Ein interessanter Bericht aus der aktuell erschienenen Juni-Ausgabe der Sonnenzeitung

Geeinigt wären sie stark

Mit vereinten Kräften könnten die Oppositionsparteien jetzt einen großen Schritt in eine sonnige Zukunft wagen.
Ein Bericht von Vera Liebl.
Die Novelle zum Ökostromgesetz braucht im Parlament, da darin mehrere Verfassungsbestimmungen enthalten sind, eine Zweidrittelmehrheit. Diese haben die beiden Regierungsparteien nach der letzten Wahl verloren. Daher braucht die Regierung die Zustimmung von zumindest einer Oppositionspartei. Im Vorfeld gab es bereits Hinweise darauf, dass die angesprochenen Parteien ihre Zustimmung verweigern könnten. Die Sonnenzeitung wollte es genau wissen und befragte die drei zuständigen oppositionellen Energiesprecher zu ihrer Haltung zur Gesetzesnovelle. Auffallend ist, dass alle drei Fraktionen relativ junge und ambitionierte Abgeordnete mit der Vertretung der Energiefrage betraut haben. Auf sie setzen die Vertreter der erneuerbaren Stromproduzenten. Wenn sie geeinigt vorgehen, könnten sie österreichische Energiegeschichte schreiben. Im Gespräch war die Sonnenzeitung mit Norbert Hofer von der FPÖ, Christiane Brunner von den Grünen und Rainer Widmann vom BZÖ.

SONNENZEITUNG:

Wie sollte die Novellierung zum Ökostromgesetz 2012 aussehen, damit sie Ihre Unterstützung erhält? Ist der Abbau der Warteliste zu bestehenden Tarifen für Sie unabdingbarer Bestandteil einer sinnvollen Novellierung?

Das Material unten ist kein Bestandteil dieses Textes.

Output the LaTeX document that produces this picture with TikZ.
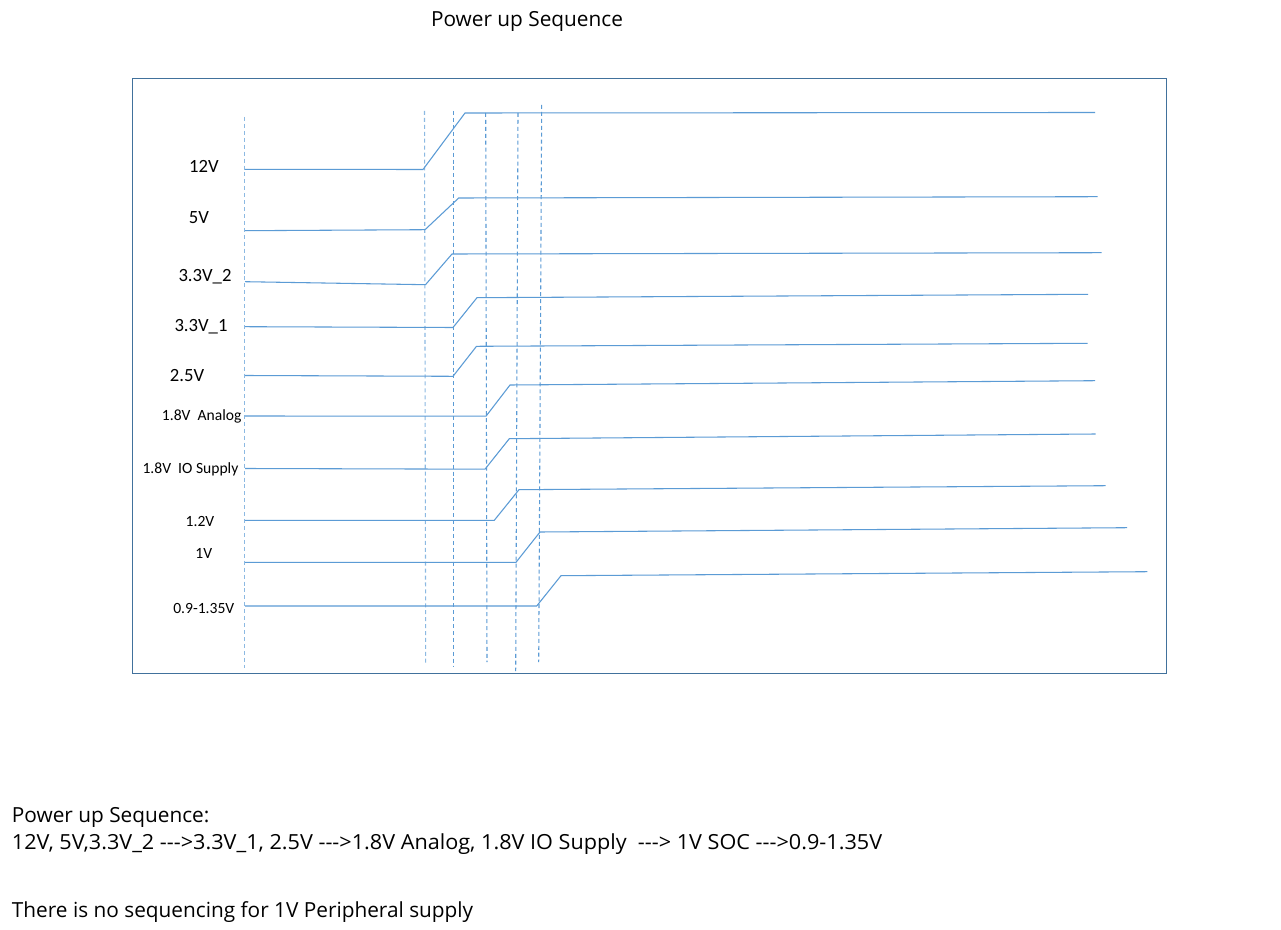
\documentclass[tikz,border=0pt]{standalone}
\usepackage{fontspec}
\setmainfont{Carlito}
\newfontfamily\uifont{Open Sans}
\definecolor{sig}{RGB}{91,155,213}
\definecolor{frm}{RGB}{65,113,156}
\begin{document}
\begin{tikzpicture}[x=0.75pt,y=-0.75pt,
  wave/.style={draw=sig,line width=0.8pt,line join=miter},
  vmarker/.style={draw=sig,line width=0.8pt,dash pattern=on 3pt off 2.2pt},
  vmarkerlight/.style={vmarker,draw=sig!70},
  big/.style={font=\fontsize{14}{16}\selectfont,inner sep=0pt},
  small/.style={font=\fontsize{11.7}{14}\selectfont,inner sep=0pt},
  ui/.style={font=\uifont\fontsize{15.6}{18}\selectfont,inner sep=0pt,anchor=base west}]
\useasboundingbox[fill=white] (0,0) rectangle (1281,930);
% frame
\node[draw=frm,line width=0.8pt,minimum width=1034*0.75pt,minimum height=595*0.75pt,inner sep=0pt,anchor=north west] (frame) at (131.5,78) {};
% title
\node[font=\uifont\fontsize{15.6}{18}\selectfont,inner sep=0pt,anchor=base] (title) at (527,26.7) {Power up Sequence};
% vertical markers
\coordinate (v0t) at (244.3,117); \coordinate (v0b) at (244.3,668);
\coordinate (v1t) at (424.5,111); \coordinate (v1b) at (425.7,664);
\coordinate (v2t) at (453.3,111); \coordinate (v2b) at (453.3,667);
\coordinate (v3t) at (485.7,113); \coordinate (v3b) at (487,662);
\coordinate (v4t) at (518,113); \coordinate (v4b) at (515.7,671);
\coordinate (v5t) at (541.7,105); \coordinate (v5b) at (538.7,662);
\draw[vmarkerlight] (v0t) -- (v0b);
\draw[vmarkerlight] (v1t) -- (v1b);
\draw[vmarker] (v2t) -- (v2b);
\draw[vmarker] (v3t) -- (v3b);
\draw[vmarker] (v4t) -- (v4b);
\draw[vmarker] (v5t) -- (v5b);
% labels
\node[big] (l12) at (204,166.5) {12V};
\node[big] (l5) at (199,217.5) {5V};
\node[big] (l33b) at (205,277) {3.3V\_2};
\node[big] (l33a) at (201,327) {3.3V\_1};
\node[big] (l25) at (187,375.5) {2.5V};
\node[small] (l18a) at (201.7,416.5) {1.8V\ \ Analog};
\node[small] (l18io) at (190.5,469.5) {1.8V\ \ IO Supply};
\node[small] (l12v) at (200,521) {1.2V};
\node[small] (l1) at (203.8,553.3) {1V};
\node[small] (l09) at (203.8,608.3) {0.9-1.35V};
% waveforms
\draw[wave] (245,169.3) coordinate (s1a) -- (423,169.5) coordinate (s1b) -- (465,113) coordinate (s1c) -- (1095,112.5) coordinate (s1d);
\draw[wave] (245,230.7) coordinate (s2a) -- (425,229.7) coordinate (s2b) -- (458.7,198) coordinate (s2c) -- (1097.5,196.7) coordinate (s2d);
\draw[wave] (245,281.7) coordinate (s3a) -- (425.5,284.7) coordinate (s3b) -- (452,254) coordinate (s3c) -- (1101.5,252.7) coordinate (s3d);
\draw[wave] (245,326.7) coordinate (s4a) -- (453,327.5) coordinate (s4b) -- (477,297.7) coordinate (s4c) -- (1088,294.3) coordinate (s4d);
\draw[wave] (245,375.5) coordinate (s5a) -- (453,376.3) coordinate (s5b) -- (476.5,346.3) coordinate (s5c) -- (1087.5,343.3) coordinate (s5d);
\draw[wave] (245,416) coordinate (s6a) -- (486,416.2) coordinate (s6b) -- (510,385) coordinate (s6c) -- (1095,380.7) coordinate (s6d);
\draw[wave] (245,468.5) coordinate (s7a) -- (485,469.2) coordinate (s7b) -- (509.3,438.7) coordinate (s7c) -- (1095.7,434) coordinate (s7d);
\draw[wave] (245,520.3) coordinate (s8a) -- (494.3,520.3) coordinate (s8b) -- (519,489.7) coordinate (s8c) -- (1105.7,485.7) coordinate (s8d);
\draw[wave] (245,562.3) coordinate (s9a) -- (516,562.3) coordinate (s9b) -- (540,532) coordinate (s9c) -- (1127,527.7) coordinate (s9d);
\draw[wave] (245,606) coordinate (s10a) -- (536.7,606) coordinate (s10b) -- (561,575.7) coordinate (s10c) -- (1147.3,571.7) coordinate (s10d);
% bottom notes
\node[ui] (n1) at (11.7,822.3) {Power up Sequence:};
\node[ui,transform shape,xscale=1.04] (n2) at (11.7,849.3) {12V, 5V,3.3V\_2 ---{}>3.3V\_1, 2.5V ---{}>1.8V Analog, 1.8V IO Supply\ \ ---{}> 1V SOC ---{}>0.9-1.35V};
\node[ui] (n3) at (11.7,917.3) {There is no sequencing for 1V Peripheral supply};
\end{tikzpicture}
\end{document}
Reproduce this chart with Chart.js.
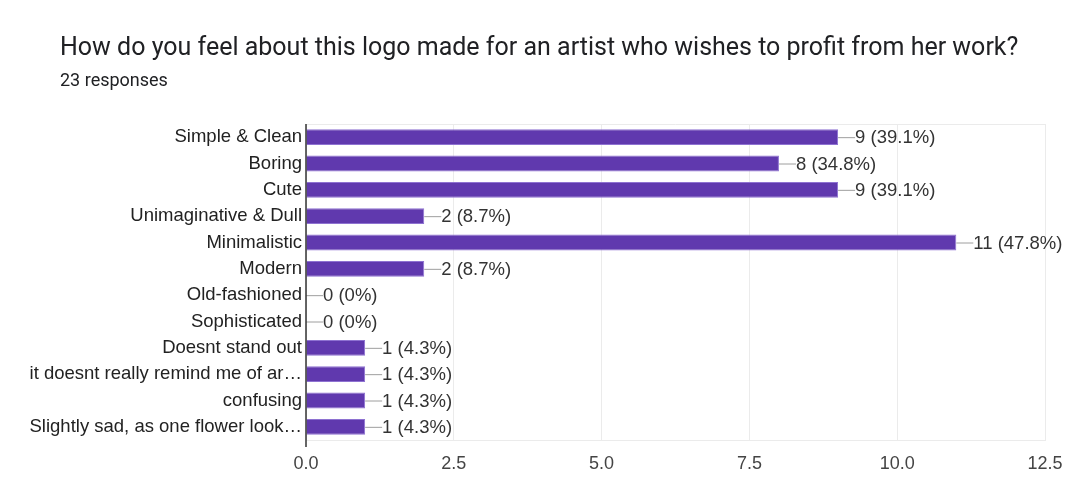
<!DOCTYPE html>
<html>
<head>
<meta charset="utf-8">
<script src="https://cdn.jsdelivr.net/npm/chart.js@4"></script>
<style>
  html, body { margin: 0; padding: 0; background: #fff; }
  #wrap { position: relative; width: 1088px; height: 488px; }
  #title { position: absolute; left: 60px; top: 32px; font: 25px Roboto, 'Noto Sans', sans-serif; color: #202124; white-space: nowrap; }
  #subtitle { position: absolute; left: 60px; top: 69px; font: 18px Roboto, 'Noto Sans', sans-serif; color: #202124; }
  canvas { position: absolute; left: 0; top: 0; }
</style>
</head>
<body>
<div id="wrap">
  <canvas id="chart" width="1088" height="488"></canvas>
  <div id="title">How do you feel about this logo made for an artist who wishes to profit from her work?</div>
  <div id="subtitle">23 responses</div>
</div>
<script>
const categories = [
  'Simple & Clean',
  'Boring',
  'Cute',
  'Unimaginative & Dull',
  'Minimalistic',
  'Modern',
  'Old-fashioned',
  'Sophisticated',
  'Doesnt stand out',
  'it doesnt really remind me of ar\u2026',
  'confusing',
  'Slightly sad, as one flower look\u2026',
];
const counts = [9, 8, 9, 2, 11, 2, 0, 0, 1, 1, 1, 1];
const percentLabels = ['39.1%', '34.8%', '39.1%', '8.7%', '47.8%', '8.7%', '0%', '0%', '4.3%', '4.3%', '4.3%', '4.3%'];
const xTicks = [0, 2.5, 5, 7.5, 10, 12.5];

const fontFamily = "'Liberation Sans', Arial, sans-serif";

// leader line + "n (p%)" text next to each bar, plus top border and zero axis
const valueLabels = {
  id: 'valueLabels',
  beforeDatasetsDraw(chart) {
    const { ctx, chartArea } = chart;
    ctx.save();
    ctx.strokeStyle = '#ebebeb';
    ctx.lineWidth = 1;
    ctx.beginPath();
    ctx.moveTo(chartArea.left, chartArea.top + 0.5);
    ctx.lineTo(chartArea.right, chartArea.top + 0.5);
    ctx.stroke();
    ctx.restore();
  },
  afterDatasetsDraw(chart) {
    const { ctx, chartArea } = chart;
    const meta = chart.getDatasetMeta(0);
    ctx.save();
    ctx.font = `18.5px ${fontFamily}`;
    ctx.textBaseline = 'middle';
    meta.data.forEach((bar, i) => {
      const x = bar.x;
      const y = bar.y;
      ctx.strokeStyle = '#9e9e9e';
      ctx.lineWidth = 1;
      ctx.beginPath();
      ctx.moveTo(x, y + 0.5);
      ctx.lineTo(x + 17, y + 0.5);
      ctx.stroke();
      ctx.fillStyle = '#333333';
      ctx.fillText(`${counts[i]} (${percentLabels[i]})`, x + 17, y + 1);
    });
    ctx.strokeStyle = '#333333';
    ctx.lineWidth = 1.5;
    ctx.beginPath();
    ctx.moveTo(chartArea.left, chartArea.top);
    ctx.lineTo(chartArea.left, chartArea.bottom + 7);
    ctx.stroke();
    ctx.restore();
  },
};

new Chart(document.getElementById('chart').getContext('2d'), {
  type: 'bar',
  data: {
    labels: categories,
    datasets: [
      {
        data: counts,
        backgroundColor: '#6039ae',
        borderColor: '#8e72d1',
        borderWidth: 1,
        borderSkipped: 'left',
        barPercentage: 0.6,
        categoryPercentage: 1,
      },
    ],
  },
  options: {
    indexAxis: 'y',
    responsive: false,
    animation: false,
    layout: { padding: { top: 124, right: 43, bottom: 0, left: 0 } },
    plugins: {
      legend: { display: false },
      tooltip: { enabled: false },
    },
    scales: {
      x: {
        min: 0,
        max: 12.5,
        afterBuildTicks(scale) {
          scale.ticks = xTicks.map((value) => ({ value }));
        },
        afterFit(scale) {
          scale.height = 48;
        },
        grid: { color: '#ebebeb', drawTicks: false },
        border: { display: true, color: '#ebebeb' },
        ticks: {
          padding: 13,
          color: '#444444',
          font: { family: fontFamily, size: 18 },
          callback: (value) => Number(value).toFixed(1),
        },
      },
      y: {
        afterFit(scale) {
          scale.width = 306;
        },
        grid: { display: false, drawTicks: false },
        border: { display: false },
        ticks: {
          padding: 4,
          autoSkip: false,
          color: '#222222',
          font: { family: fontFamily, size: 18.5 },
        },
      },
    },
  },
  plugins: [valueLabels],
});
</script>
</body>
</html>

Hofer: Die Notwendigkeit des Abbaus der Warteliste wurde von mir in den Gesprächen mit dem Wirtschaftsminister angesprochen und ist natürlich eine Voraussetzung für die Zustimmung der FPÖ zum neuen Ökostromgesetz. Weitere Eckpunkte sind die Erweiterung der Gesetzeslaufzeit auf 2020, eine Überarbeitung der Zielsetzung für den Ökostromausbau sowie natürlich ein Verabschieden von der bisherigen Deckelung.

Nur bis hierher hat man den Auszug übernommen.